Chère amie, je vous ai écrit d’abord après mon arrivée en hâte, et principalement pour vous donner des nouvelles d’Albert. Je puis vous en donner de plus fraîches aujourd’hui. M. de Forselle, aide-de-camp du Pr[incel R[oyal], a quitté Hambourg le 20 à dix heures du soir. Il a vu Albert en bonne santé et point blessé, quoiqu’il ait eu quelques balles dans son habit. Il m’a confirmé ce qui m’est revenu de tous les côtés, c’est-à-dire qu’Alb[ert] s’est battu avec une bravoure extrême, qu’il a constamment animé et devancé les troupes de nouvelle levée au combat, et que surtout les Mecklembourgeois l’aimoient à la folie. Cependant je ne puis pas vous cacher que le Prince Royal est mécontent de sa démarche. Il blâme Albert d’avoir dépassé ses instructions, lesquelles portoient qu’il devoit attendre ici son arrivée. La bravoure, m’a-t-il dit, est une qualité toujours supposée dans un soldat, à plus forte raison dans un officier. Mais l’essentiel est l’obéissance et la subordination. Enfin la chose a été contraire à ses intentions. Je ne doute pas qu’il ne soit déjà rappelé, mais j’espère que cela se bornera à une sévère réprimande.
Tettenborn ne s’étoit pas déshabillé depuis 19 jours; on a été tort alarmé à Hambourg, mais à présent la ville paroît rassurée. Une division suédoise est sur l’Elbe de ce côté-là – une flottille anglaise était attendue incessamment – elle devoit se jeter entre la ville et les isles. On est aussi rassuré sur Berlin, où la frayeur a été également fort grande, mais nous n’avons point encore de nouvelles du quartier général russo-prussien. Pozzo di Borgo et après lui Lowenhielm sont repartis pour là – force officiers partent et arrivent de tous les côtés; c’est une scène mouvante, extrémement animée.
Le Prince Royal m’a décoré de ses propres mains de l’Ordre de Wasa avec une grâce parfaite, comme il fait toutes les choses. Ma nomination n’a pas encore eu lieu, mais elle sera expédiée incessamment, à ce que m’a dit M. de Watterstedt.
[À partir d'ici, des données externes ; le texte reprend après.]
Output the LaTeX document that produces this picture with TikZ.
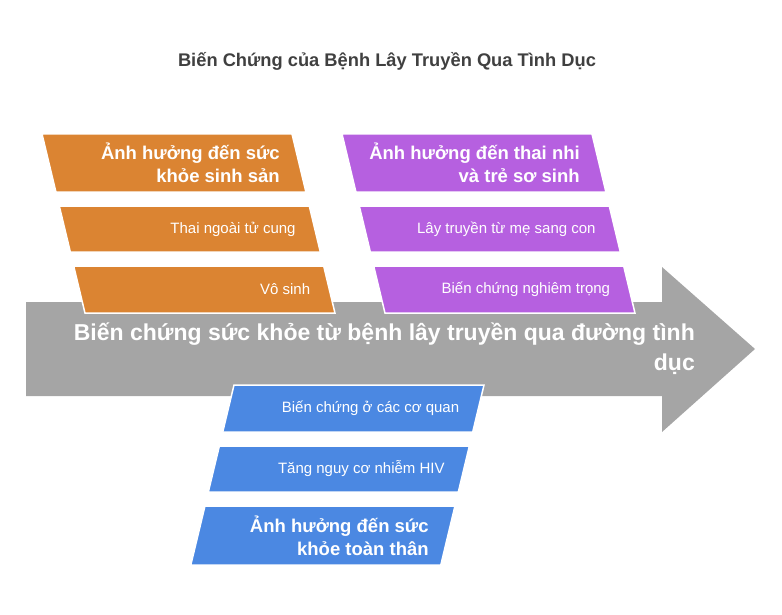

Du reste, jusqu’ici je n’ai point encore eu du travail.
J’ai reçu une lettre fort intéressante et profondément pensée sur les affaires d’Allemagne du Cte de Munster.
On m’a chargé de mille choses pour vous: Pozzo di B[orgo], Lowenhielm, le Général Hope, le jeune Suchtelen, Maisonfort qui vient de partir pour Hambourg, Suremain, le Comte de Brahé et beaucoup d’autres personnes de la société de Stockholm que je ne puis pas nommer toutes. Thornton est entre ici et l’isle de Rügen, où il a laissé sa femme; il repasse chaque soir le détroit comme Léandre celui de l’Hellespont pour voir sa bien-aimée Héro – c’est d’un ridicule achevé. Le Duc de Cumberland n’est resté ici que deux jours; j’ai causé avec lui pendant une heure en allemand; certainement il ne manque pas d’esprit. Les ministres d’Etat hanovriens (in partibus) sont ici, enfin le monde afflue de tous les côtés. Quel plaisir ce sera de nous retrouver, chère amie, dans un tems de repos après tout ce que nous aurons vu de part et d’autre! Ce tems arrivera, je l’espère, mais il y a encore des difficultés à vaincre pour y arriver.
Ne comptez pas ceci pour une lettre – je vous écrirai à tête reposée aussitôt que je pourrai me recueillir dans ce tourbillon. Je ne sais pas si ces lignes vous atteindront encore en Suède. Ne craignez pas tant la mer – je n’ai été malade qu’un seul instant – du reste j’ai toute la journée joué aux échecs et j’ai gagné. Il est vrai qu’une frégate est comme un château flottant.
Adieu, chère amie, mille amitiés à Albertine et à Auguste.